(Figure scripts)
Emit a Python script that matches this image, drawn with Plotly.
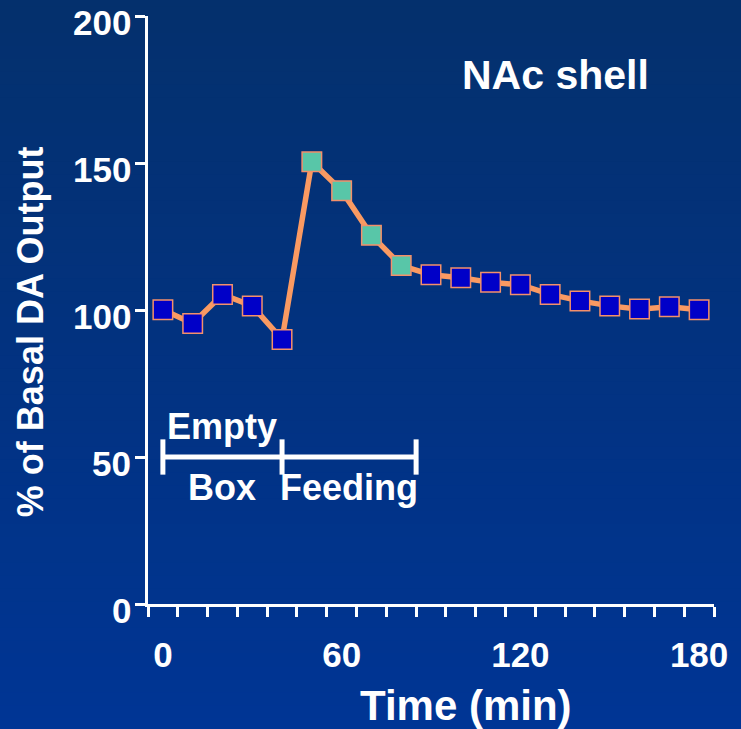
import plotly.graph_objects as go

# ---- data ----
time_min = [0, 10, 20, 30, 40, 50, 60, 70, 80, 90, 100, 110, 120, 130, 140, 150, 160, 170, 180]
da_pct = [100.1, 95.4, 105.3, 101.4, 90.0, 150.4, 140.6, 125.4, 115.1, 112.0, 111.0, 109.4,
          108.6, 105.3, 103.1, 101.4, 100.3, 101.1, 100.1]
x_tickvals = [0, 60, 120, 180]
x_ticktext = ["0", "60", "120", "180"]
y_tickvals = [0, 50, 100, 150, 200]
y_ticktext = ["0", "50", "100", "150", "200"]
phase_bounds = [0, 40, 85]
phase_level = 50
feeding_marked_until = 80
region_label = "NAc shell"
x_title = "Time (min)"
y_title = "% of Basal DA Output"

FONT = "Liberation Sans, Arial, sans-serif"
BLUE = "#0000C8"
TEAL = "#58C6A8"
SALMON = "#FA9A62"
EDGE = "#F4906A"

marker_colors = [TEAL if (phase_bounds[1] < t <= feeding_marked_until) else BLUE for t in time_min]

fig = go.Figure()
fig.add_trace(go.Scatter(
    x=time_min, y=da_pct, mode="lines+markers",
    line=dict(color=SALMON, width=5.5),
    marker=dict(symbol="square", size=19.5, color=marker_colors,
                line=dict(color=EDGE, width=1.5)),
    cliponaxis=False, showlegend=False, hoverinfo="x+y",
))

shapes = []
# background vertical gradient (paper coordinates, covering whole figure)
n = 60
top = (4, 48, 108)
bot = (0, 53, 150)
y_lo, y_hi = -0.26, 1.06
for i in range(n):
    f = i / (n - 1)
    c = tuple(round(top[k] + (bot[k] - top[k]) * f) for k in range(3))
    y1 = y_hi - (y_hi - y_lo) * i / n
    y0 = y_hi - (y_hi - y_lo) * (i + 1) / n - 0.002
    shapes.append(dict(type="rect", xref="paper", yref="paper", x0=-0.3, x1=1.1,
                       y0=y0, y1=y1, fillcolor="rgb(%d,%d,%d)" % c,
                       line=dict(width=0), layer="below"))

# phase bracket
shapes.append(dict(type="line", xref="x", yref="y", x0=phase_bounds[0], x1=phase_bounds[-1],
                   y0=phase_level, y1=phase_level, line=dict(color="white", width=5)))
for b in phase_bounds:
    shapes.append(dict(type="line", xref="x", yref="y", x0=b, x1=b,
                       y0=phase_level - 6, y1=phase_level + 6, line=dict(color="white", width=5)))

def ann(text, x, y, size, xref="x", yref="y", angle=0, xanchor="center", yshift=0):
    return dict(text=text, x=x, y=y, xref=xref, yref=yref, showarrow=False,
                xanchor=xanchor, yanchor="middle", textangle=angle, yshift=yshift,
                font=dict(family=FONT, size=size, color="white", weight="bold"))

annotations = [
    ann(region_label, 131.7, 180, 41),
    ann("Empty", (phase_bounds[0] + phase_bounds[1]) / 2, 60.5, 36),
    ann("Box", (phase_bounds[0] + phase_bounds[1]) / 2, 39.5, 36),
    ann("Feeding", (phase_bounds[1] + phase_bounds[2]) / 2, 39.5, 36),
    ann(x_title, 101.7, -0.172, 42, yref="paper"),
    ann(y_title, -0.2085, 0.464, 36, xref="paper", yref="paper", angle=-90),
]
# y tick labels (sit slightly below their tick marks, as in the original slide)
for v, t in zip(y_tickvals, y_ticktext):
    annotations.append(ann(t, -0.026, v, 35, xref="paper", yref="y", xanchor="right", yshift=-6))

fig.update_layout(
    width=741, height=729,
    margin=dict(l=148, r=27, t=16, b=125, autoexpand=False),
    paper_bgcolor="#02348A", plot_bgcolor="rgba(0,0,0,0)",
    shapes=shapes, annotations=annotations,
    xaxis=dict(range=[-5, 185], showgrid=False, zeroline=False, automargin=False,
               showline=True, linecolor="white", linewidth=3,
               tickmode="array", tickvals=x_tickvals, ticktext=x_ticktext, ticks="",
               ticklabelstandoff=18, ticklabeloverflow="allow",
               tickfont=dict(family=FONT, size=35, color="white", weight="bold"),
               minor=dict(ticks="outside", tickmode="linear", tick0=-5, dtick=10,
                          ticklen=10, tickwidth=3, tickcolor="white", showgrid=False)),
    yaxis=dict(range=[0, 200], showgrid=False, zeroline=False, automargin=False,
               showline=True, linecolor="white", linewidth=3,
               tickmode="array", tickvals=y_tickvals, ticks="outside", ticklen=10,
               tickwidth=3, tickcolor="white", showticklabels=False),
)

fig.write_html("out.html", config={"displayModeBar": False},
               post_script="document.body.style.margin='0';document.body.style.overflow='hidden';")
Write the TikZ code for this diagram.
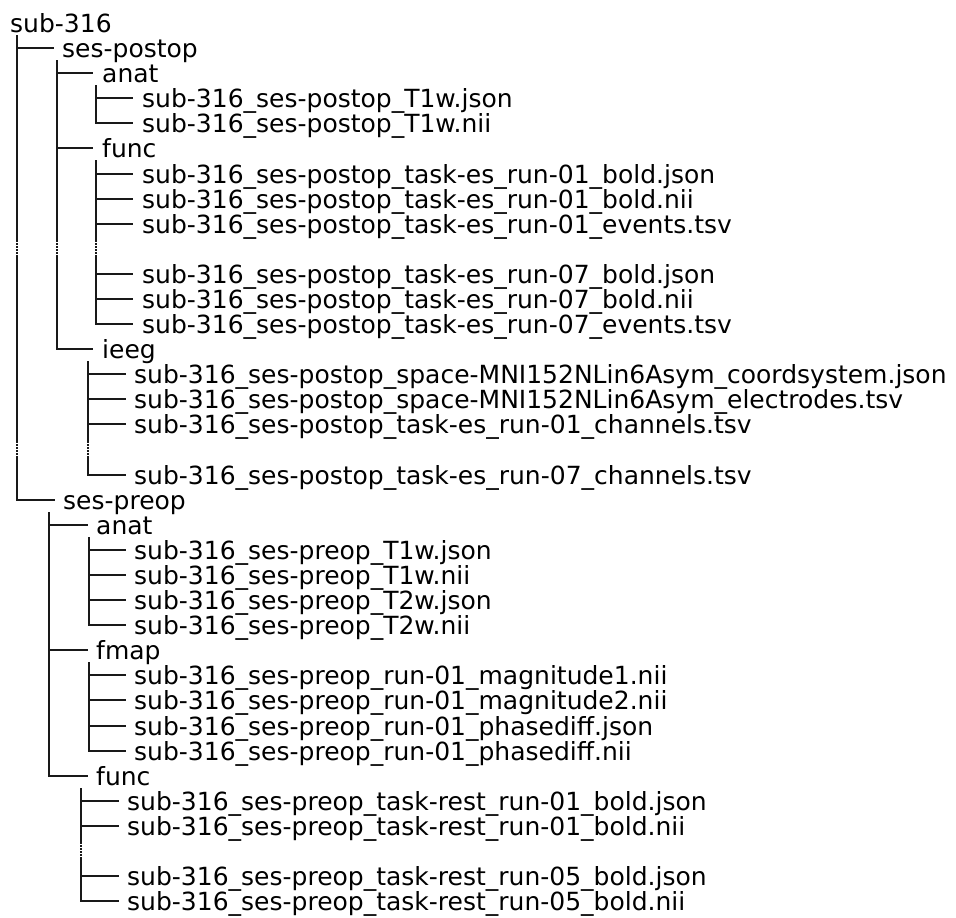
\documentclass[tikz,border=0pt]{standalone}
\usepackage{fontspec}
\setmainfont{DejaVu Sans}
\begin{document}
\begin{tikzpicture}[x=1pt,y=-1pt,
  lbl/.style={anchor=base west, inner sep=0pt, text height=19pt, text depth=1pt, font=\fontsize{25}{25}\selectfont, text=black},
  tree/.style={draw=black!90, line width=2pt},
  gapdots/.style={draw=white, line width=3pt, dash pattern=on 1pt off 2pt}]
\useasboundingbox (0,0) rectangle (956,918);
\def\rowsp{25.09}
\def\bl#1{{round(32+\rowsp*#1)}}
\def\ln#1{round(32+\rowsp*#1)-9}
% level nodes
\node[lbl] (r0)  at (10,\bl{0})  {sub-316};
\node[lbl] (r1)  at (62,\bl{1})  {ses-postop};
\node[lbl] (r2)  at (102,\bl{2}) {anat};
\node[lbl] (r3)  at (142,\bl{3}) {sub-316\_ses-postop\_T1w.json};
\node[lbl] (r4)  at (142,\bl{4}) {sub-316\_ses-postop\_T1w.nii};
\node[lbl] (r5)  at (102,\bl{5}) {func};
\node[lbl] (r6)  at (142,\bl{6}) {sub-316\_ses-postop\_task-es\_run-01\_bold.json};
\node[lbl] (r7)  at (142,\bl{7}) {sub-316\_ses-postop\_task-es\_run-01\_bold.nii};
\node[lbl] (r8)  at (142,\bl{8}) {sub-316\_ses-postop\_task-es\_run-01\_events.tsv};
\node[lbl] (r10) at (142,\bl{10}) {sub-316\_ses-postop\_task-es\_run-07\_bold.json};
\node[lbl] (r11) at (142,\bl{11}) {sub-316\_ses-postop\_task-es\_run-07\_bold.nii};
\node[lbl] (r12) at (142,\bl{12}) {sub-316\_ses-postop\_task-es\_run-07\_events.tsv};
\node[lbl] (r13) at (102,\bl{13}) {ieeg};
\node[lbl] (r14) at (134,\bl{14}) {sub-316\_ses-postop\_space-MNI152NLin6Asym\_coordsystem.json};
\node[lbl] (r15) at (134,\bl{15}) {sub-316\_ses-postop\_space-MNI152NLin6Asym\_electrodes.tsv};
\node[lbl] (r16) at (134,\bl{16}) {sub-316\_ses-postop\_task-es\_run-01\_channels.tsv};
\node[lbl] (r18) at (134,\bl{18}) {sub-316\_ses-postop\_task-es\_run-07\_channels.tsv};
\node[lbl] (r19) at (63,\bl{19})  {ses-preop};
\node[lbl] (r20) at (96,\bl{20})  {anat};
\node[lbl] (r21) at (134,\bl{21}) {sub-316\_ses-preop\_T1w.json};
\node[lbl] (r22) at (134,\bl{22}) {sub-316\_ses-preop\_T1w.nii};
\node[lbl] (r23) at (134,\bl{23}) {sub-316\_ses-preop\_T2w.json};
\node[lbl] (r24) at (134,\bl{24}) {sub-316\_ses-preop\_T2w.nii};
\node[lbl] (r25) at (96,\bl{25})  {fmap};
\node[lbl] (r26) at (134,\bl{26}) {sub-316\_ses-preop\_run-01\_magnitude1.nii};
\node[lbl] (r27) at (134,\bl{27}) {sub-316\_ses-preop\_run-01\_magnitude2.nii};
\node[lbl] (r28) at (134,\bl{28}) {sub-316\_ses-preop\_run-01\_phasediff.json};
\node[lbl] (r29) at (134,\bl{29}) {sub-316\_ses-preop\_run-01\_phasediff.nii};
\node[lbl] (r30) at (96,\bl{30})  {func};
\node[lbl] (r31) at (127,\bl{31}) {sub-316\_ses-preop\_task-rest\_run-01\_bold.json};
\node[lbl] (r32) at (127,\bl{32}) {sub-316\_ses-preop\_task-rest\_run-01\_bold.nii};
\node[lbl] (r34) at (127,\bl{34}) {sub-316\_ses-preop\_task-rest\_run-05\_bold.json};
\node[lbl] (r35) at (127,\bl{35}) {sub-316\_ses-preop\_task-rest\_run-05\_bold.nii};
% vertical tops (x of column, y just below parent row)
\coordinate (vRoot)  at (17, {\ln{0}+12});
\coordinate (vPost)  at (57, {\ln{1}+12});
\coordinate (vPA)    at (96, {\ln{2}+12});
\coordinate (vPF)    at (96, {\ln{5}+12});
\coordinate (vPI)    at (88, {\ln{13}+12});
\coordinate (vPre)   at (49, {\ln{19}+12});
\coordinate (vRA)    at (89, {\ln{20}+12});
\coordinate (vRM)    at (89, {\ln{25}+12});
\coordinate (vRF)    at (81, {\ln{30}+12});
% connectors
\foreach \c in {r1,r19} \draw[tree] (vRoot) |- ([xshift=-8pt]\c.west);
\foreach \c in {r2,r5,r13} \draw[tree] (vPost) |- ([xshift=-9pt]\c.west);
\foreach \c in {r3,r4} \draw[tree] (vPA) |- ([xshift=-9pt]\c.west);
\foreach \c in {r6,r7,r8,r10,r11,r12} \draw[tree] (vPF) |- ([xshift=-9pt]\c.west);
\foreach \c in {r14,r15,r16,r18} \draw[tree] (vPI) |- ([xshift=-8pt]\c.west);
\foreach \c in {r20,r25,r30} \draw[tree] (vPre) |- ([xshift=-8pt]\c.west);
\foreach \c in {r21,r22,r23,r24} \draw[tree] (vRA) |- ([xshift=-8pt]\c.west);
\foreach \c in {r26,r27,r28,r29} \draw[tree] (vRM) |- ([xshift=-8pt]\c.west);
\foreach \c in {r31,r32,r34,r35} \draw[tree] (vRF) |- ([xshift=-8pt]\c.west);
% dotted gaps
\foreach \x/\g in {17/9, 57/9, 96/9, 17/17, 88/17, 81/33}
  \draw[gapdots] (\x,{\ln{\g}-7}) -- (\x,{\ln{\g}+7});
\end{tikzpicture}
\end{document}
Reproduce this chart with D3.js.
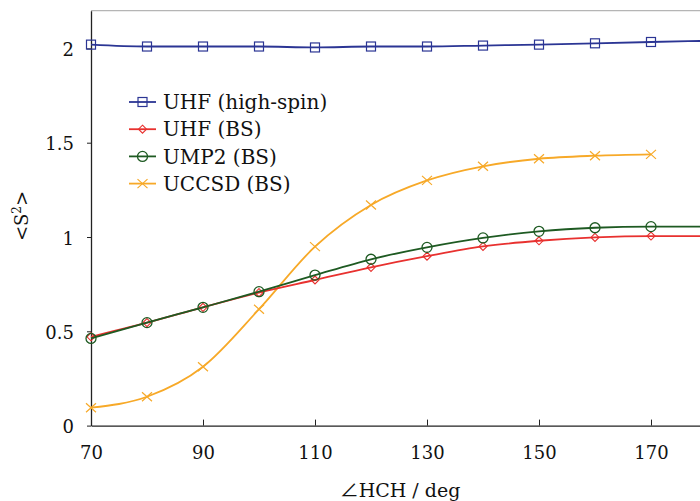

◆ WRITTEN REQUEST ◆
Copy nothing past the line containing "marker_colors = [TEAL": reproduce every line from the start of the records up to it, skipping pictures.

◆ TASK ANSWER ◆
Emit a Python script that matches this image, drawn with Plotly.
import plotly.graph_objects as go

# ---- data ----
time_min = [0, 10, 20, 30, 40, 50, 60, 70, 80, 90, 100, 110, 120, 130, 140, 150, 160, 170, 180]
da_pct = [100.1, 95.4, 105.3, 101.4, 90.0, 150.4, 140.6, 125.4, 115.1, 112.0, 111.0, 109.4,
          108.6, 105.3, 103.1, 101.4, 100.3, 101.1, 100.1]
x_tickvals = [0, 60, 120, 180]
x_ticktext = ["0", "60", "120", "180"]
y_tickvals = [0, 50, 100, 150, 200]
y_ticktext = ["0", "50", "100", "150", "200"]
phase_bounds = [0, 40, 85]
phase_level = 50
feeding_marked_until = 80
region_label = "NAc shell"
x_title = "Time (min)"
y_title = "% of Basal DA Output"

FONT = "Liberation Sans, Arial, sans-serif"
BLUE = "#0000C8"
TEAL = "#58C6A8"
SALMON = "#FA9A62"
EDGE = "#F4906A"

marker_colors = [TEAL if (phase_bounds[1] < t <= feeding_marked_until) else BLUE for t in time_min]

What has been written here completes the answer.